Only the lines from the start of the data through the line with "ax.axis('off')" belong in the copy. Restate them word for word, minus the pictures.
□ □ □ □ □
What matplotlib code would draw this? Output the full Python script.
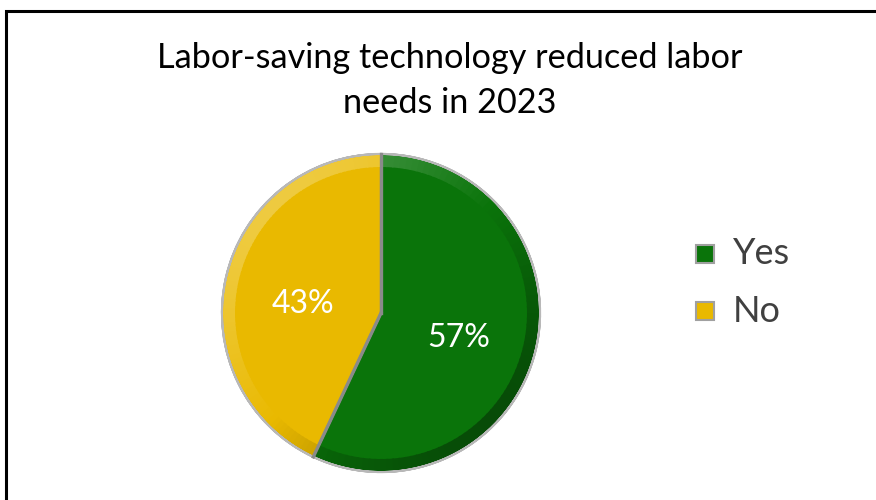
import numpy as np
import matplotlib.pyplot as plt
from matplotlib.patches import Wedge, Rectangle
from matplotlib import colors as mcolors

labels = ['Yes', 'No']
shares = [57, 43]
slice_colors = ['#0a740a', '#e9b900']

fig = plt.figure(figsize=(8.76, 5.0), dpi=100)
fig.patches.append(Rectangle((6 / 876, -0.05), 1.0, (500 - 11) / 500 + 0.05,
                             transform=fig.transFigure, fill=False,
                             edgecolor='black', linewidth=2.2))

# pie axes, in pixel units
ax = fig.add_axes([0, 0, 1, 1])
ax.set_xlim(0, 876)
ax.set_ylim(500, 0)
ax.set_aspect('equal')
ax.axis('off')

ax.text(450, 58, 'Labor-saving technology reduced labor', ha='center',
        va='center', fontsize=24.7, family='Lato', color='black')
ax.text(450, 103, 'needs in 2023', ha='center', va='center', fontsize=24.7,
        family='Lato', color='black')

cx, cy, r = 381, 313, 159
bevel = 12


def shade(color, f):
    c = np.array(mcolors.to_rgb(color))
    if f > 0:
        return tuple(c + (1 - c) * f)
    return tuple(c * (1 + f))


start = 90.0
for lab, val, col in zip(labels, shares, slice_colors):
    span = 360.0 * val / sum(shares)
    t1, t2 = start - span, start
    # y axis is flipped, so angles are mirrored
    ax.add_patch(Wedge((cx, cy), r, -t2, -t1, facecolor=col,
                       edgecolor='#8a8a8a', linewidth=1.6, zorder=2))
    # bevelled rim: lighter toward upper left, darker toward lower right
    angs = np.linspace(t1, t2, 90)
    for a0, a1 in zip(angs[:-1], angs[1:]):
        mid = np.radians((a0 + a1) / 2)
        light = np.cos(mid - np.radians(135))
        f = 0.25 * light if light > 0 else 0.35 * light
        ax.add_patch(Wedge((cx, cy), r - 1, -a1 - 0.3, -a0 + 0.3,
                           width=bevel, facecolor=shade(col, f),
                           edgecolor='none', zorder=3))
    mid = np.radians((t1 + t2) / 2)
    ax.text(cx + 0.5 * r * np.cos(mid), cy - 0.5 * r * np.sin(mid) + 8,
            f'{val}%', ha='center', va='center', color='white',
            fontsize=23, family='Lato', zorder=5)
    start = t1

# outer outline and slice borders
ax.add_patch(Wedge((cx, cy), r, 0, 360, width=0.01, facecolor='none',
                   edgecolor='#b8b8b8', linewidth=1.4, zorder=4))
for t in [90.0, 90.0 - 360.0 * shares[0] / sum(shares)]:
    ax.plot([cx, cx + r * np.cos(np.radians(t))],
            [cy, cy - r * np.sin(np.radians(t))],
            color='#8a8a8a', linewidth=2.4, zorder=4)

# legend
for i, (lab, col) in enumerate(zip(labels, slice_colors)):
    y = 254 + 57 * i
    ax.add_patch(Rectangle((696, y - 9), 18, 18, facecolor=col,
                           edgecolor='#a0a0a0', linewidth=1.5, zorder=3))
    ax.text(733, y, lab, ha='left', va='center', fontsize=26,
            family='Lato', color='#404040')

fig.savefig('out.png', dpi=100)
□ □ □ □ □
The solution:
What matplotlib code would draw this? Output the full Python script.
import numpy as np
import matplotlib.pyplot as plt
from matplotlib.patches import Wedge, Rectangle
from matplotlib import colors as mcolors

labels = ['Yes', 'No']
shares = [57, 43]
slice_colors = ['#0a740a', '#e9b900']

fig = plt.figure(figsize=(8.76, 5.0), dpi=100)
fig.patches.append(Rectangle((6 / 876, -0.05), 1.0, (500 - 11) / 500 + 0.05,
                             transform=fig.transFigure, fill=False,
                             edgecolor='black', linewidth=2.2))

# pie axes, in pixel units
ax = fig.add_axes([0, 0, 1, 1])
ax.set_xlim(0, 876)
ax.set_ylim(500, 0)
ax.set_aspect('equal')
ax.axis('off')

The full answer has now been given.